- _Given instruction_
Go through the listing and copy each line with the string "chart".

- _Data segment_
-=-=-
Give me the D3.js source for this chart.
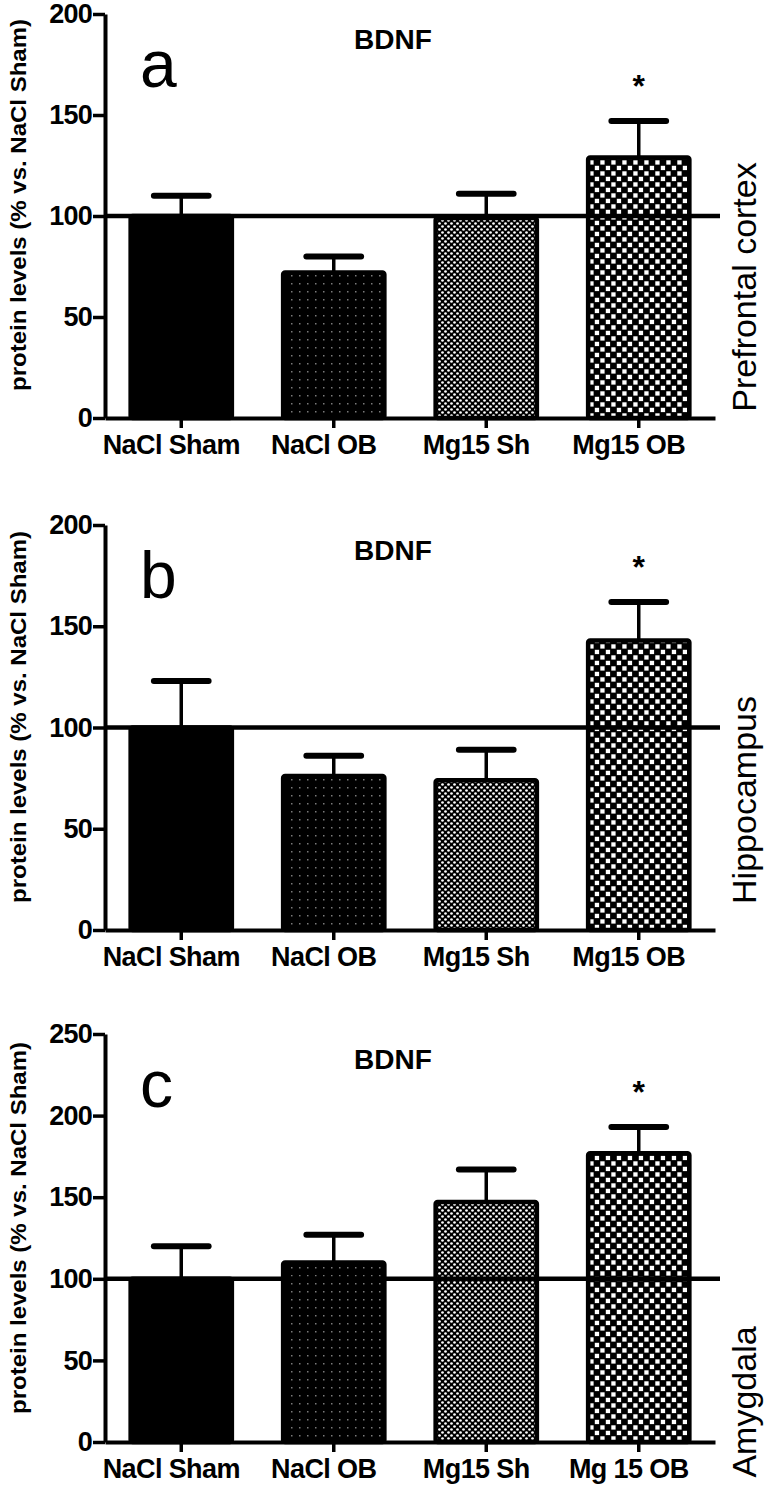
<!DOCTYPE html>
<html>
<head>
<meta charset="utf-8">
<script src="https://cdn.jsdelivr.net/npm/d3@7"></script>
<style>
body { margin: 0; background: #fff; }
svg { display: block; }
text { font-family: "Liberation Sans", Arial, sans-serif; }
</style>
</head>
<body>
<svg id="chart" width="767" height="1492"></svg>
<script>
// group names (panel c spells the last one differently)
var groupsAB = ["NaCl Sham", "NaCl OB", "Mg15 Sh", "Mg15 OB"];
var groupsC = ["NaCl Sham", "NaCl OB", "Mg15 Sh", "Mg 15 OB"];

// a - prefrontal cortex
var meanA = [100, 72, 99, 129];
var semA = [10, 8, 12, 18];
// b - hippocampus
var meanB = [100, 76, 74, 143];
var semB = [23, 10, 15, 19];
// c - amygdala
var meanC = [100, 110, 147, 177];
var semC = [20, 17, 20, 16];

var ticksAB = [0, 50, 100, 150, 200];
var ticksC = [0, 50, 100, 150, 200, 250];

var starred = [false, false, false, true];

var svg = d3.select("#chart");
var defs = svg.append("defs");

// fill patterns, one per group
var p1 = defs.append("pattern").attr("id", "pSparse")
	.attr("patternUnits", "userSpaceOnUse").attr("width", 8).attr("height", 8);
p1.append("rect").attr("width", 8).attr("height", 8).attr("fill", "#000");
p1.append("rect").attr("x", 3).attr("y", 3).attr("width", 1.5).attr("height", 1.5).attr("fill", "#7a7a7a");

var p2 = defs.append("pattern").attr("id", "pFine")
	.attr("patternUnits", "userSpaceOnUse").attr("width", 6).attr("height", 6);
p2.append("rect").attr("width", 6).attr("height", 6).attr("fill", "#000");
p2.append("circle").attr("cx", 1.5).attr("cy", 1.5).attr("r", 1.35).attr("fill", "#fff");
p2.append("circle").attr("cx", 4.5).attr("cy", 4.5).attr("r", 1.35).attr("fill", "#fff");

var p3 = defs.append("pattern").attr("id", "pCheck")
	.attr("patternUnits", "userSpaceOnUse").attr("width", 11).attr("height", 11);
p3.append("rect").attr("width", 11).attr("height", 11).attr("fill", "#000");
p3.append("rect").attr("x", 0.8).attr("y", 0.8).attr("width", 4.3).attr("height", 4.3).attr("fill", "#fff");
p3.append("rect").attr("x", 6.3).attr("y", 6.3).attr("width", 4.3).attr("height", 4.3).attr("fill", "#fff");

var fills = ["#000", "url(#pSparse)", "url(#pFine)", "url(#pCheck)"];

var left = 105, right = 715;

function drawPanel(top, bottom, cats, means, sems, ticks, letter, region, regionY, labelY) {
	var g = svg.append("g");

	var x = d3.scaleBand()
		.domain(cats)
		.range([left, right])
		.paddingInner(0.31)
		.paddingOuter(0.155);

	var y = d3.scaleLinear()
		.domain([0, d3.max(ticks)])
		.range([bottom, top]);

	// bars
	g.selectAll("rect.bar")
	.data(cats)
	.enter().append("rect")
	.attr("class", "bar")
	.attr("x", function (d) { return x(d) + 2; })
	.attr("width", x.bandwidth() - 4)
	.attr("y", function (d, i) { return y(means[i]); })
	.attr("height", function (d, i) { return bottom - y(means[i]); })
	.attr("rx", 2)
	.attr("fill", function (d, i) { return fills[i]; })
	.attr("stroke", "#000")
	.attr("stroke-width", 4.5);

	// upper error bars
	var cw = x.bandwidth() * 0.52;
	g.selectAll("line.stem")
	.data(cats)
	.enter().append("line")
	.attr("x1", function (d) { return x(d) + x.bandwidth() / 2; })
	.attr("x2", function (d) { return x(d) + x.bandwidth() / 2; })
	.attr("y1", function (d, i) { return y(means[i]); })
	.attr("y2", function (d, i) { return y(means[i] + sems[i]); })
	.attr("stroke", "#000")
	.attr("stroke-width", 3.5);
	g.selectAll("line.cap")
	.data(cats)
	.enter().append("line")
	.attr("x1", function (d) { return x(d) + x.bandwidth() / 2 - cw / 2; })
	.attr("x2", function (d) { return x(d) + x.bandwidth() / 2 + cw / 2; })
	.attr("y1", function (d, i) { return y(means[i] + sems[i]); })
	.attr("y2", function (d, i) { return y(means[i] + sems[i]); })
	.attr("stroke", "#000")
	.attr("stroke-width", 6)
	.attr("stroke-linecap", "round");

	// significance stars
	g.selectAll("text.star")
	.data(cats.filter(function (d, i) { return starred[i]; }))
	.enter().append("text")
	.attr("x", function (d) { return x(d) + x.bandwidth() / 2; })
	.attr("y", function (d) { var i = cats.indexOf(d); return y(means[i] + sems[i]) - 24; })
	.attr("text-anchor", "middle")
	.attr("font-weight", "bold")
	.attr("font-size", 32)
	.text("*");

	// 100% reference line
	g.append("line")
	.attr("x1", left).attr("x2", right + 5)
	.attr("y1", y(100)).attr("y2", y(100))
	.attr("stroke", "#000")
	.attr("stroke-width", 4.5);

	// axes
	var yAxis = d3.axisLeft(y).tickValues(ticks).tickSize(12).tickSizeOuter(0).tickPadding(1);
	var ya = g.append("g").attr("transform", "translate(" + left + ",0)").call(yAxis);
	var xAxis = d3.axisBottom(x).tickSize(10).tickSizeOuter(0).tickPadding(7);
	var xa = g.append("g").attr("transform", "translate(0," + bottom + ")").call(xAxis);

	[ya, xa].forEach(function (a) {
		a.select(".domain").attr("stroke", "#000").attr("stroke-width", 4).attr("fill", "none");
		a.selectAll(".tick line").attr("stroke", "#000").attr("stroke-width", 3.5);
		a.selectAll("text").attr("fill", "#000").attr("font-weight", "bold")
		.attr("font-family", "Liberation Sans, Arial, sans-serif");
	});
	ya.selectAll("text").attr("font-size", 27).attr("letter-spacing", -0.8);
	xa.selectAll("text").attr("font-size", 27).attr("letter-spacing", -0.6).attr("dx", -10);

	// titles and labels
	g.append("text")
	.attr("x", 393).attr("y", top + 35)
	.attr("text-anchor", "middle")
	.attr("font-weight", "bold")
	.attr("font-size", 28)
	.text("BDNF");

	g.append("text")
	.attr("x", 140).attr("y", top + 73)
	.attr("font-size", 66)
	.text(letter);

	g.append("text")
	.attr("transform", "translate(26," + labelY + ") rotate(-90)")
	.attr("text-anchor", "middle")
	.attr("font-weight", "bold")
	.attr("font-size", 22)
	.attr("textLength", 372)
	.attr("lengthAdjust", "spacingAndGlyphs")
	.text("protein levels (% vs. NaCl Sham)");

	g.append("text")
	.attr("transform", "translate(756," + regionY + ") rotate(-90)")
	.attr("text-anchor", "middle")
	.attr("font-size", 34)
	.text(region);
}

drawPanel(14, 418, groupsAB, meanA, semA, ticksAB, "a", "Prefrontal cortex", 287, 205);
drawPanel(525, 930, groupsAB, meanB, semB, ticksAB, "b", "Hippocampus", 800, 717);
drawPanel(1034, 1442, groupsC, meanC, semC, ticksC, "c", "Amygdala", 1402, 1228);
</script>
</body>
</html>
-=-=-
- _Finished task_
Give me the D3.js source for this chart.
<svg id="chart" width="767" height="1492"></svg>
var svg = d3.select("#chart");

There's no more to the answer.